Down 3-2, the focus was on courts three and six. At No. 3 singles, Carolina’s Jaime Cuellar had won the first set 6-2 over 90th-ranked Tomas Bohunicky, but was taken out of his rhythm early in the second set and trailed 5-1 when Rodrigues and Babenko clinched their matches. However, when the El Salvadorian freshman broke Bohunicky to 2-5, the momentum shifted abruptly. Cuellar was stoppable after that, and won four straight games to take a 6-5 lead. The Cowboys’ second NCAA singles qualifier broke Cuellar in the next game to send the set to a tiebreaker. Cuellar dominated the tiebreaker, and with a 6-4 lead, he nailed a big serve into the deuce court to Bohunicky’s backhand that the OSU junior hit off his racket frame high and left into the stands at court one for the match winner.

With the match all tied at three, the only players left on the court were USC’s Ben Atkinson and OSU’s Felipe Diaz at No. 6 singles. The two split sets and went into a deciding third set. After the pair traded service games, neither one held serve for the nearly 24 minutes. Six straight service breaks later, Diaz finally held serve to take a 5-4 lead. Atkinson and Diaz both held serve the next two games and Atkinson was serving with Diaz up 6-5. With Carolina’s lone senior down Love-15, Atkinson hit a cross-court forehand less than an inch inside the ad court that was called out by Diaz. An overrule by the chair umpire however saved the point and instead of trailing Love-30, Atkinson and Diaz were tied at 15 all.

That would prove to be the turning point of the match, as Atkinson went on to win the game and leveled the set at six games apiece. The fans and teams could not have asked for a more dramatic set-up, with the final match of an NCAA regional final down to the final singles match and a third-set tiebreaker. The tension was high, but Atkinson, who was playing what could have been the final match of his collegiate career, excelled in front of the more than 300-strong OSU crowd, and hit a forehand that landed right on the deuce court sideline to seal the upset and improve his NCAA singles record to 2-1.
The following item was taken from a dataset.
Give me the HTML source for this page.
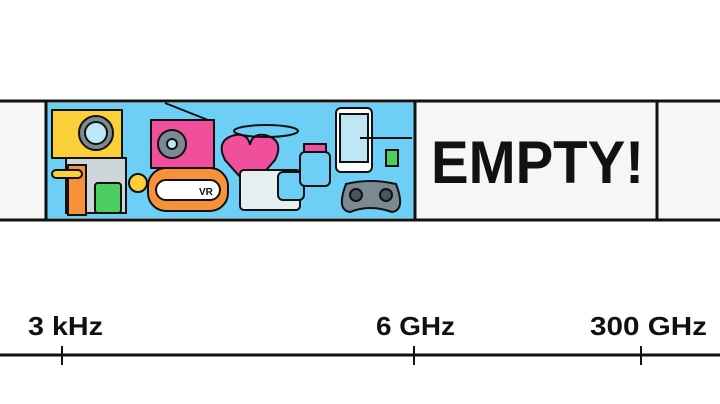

Carolina will face SEC Champion Florida, who defeated Vanderbilt 4-1 on Sunday, in the Sweet 16 on Saturday, May 21 on the campus of Texas A&M University in College Station, Texas. This marks the seventh time the Gamecocks have advanced to the last 16. USC last won a match in that round during the 1989 season, when they defeated Alabama 5-2 in Athens, Ga., and advanced to the Final Four.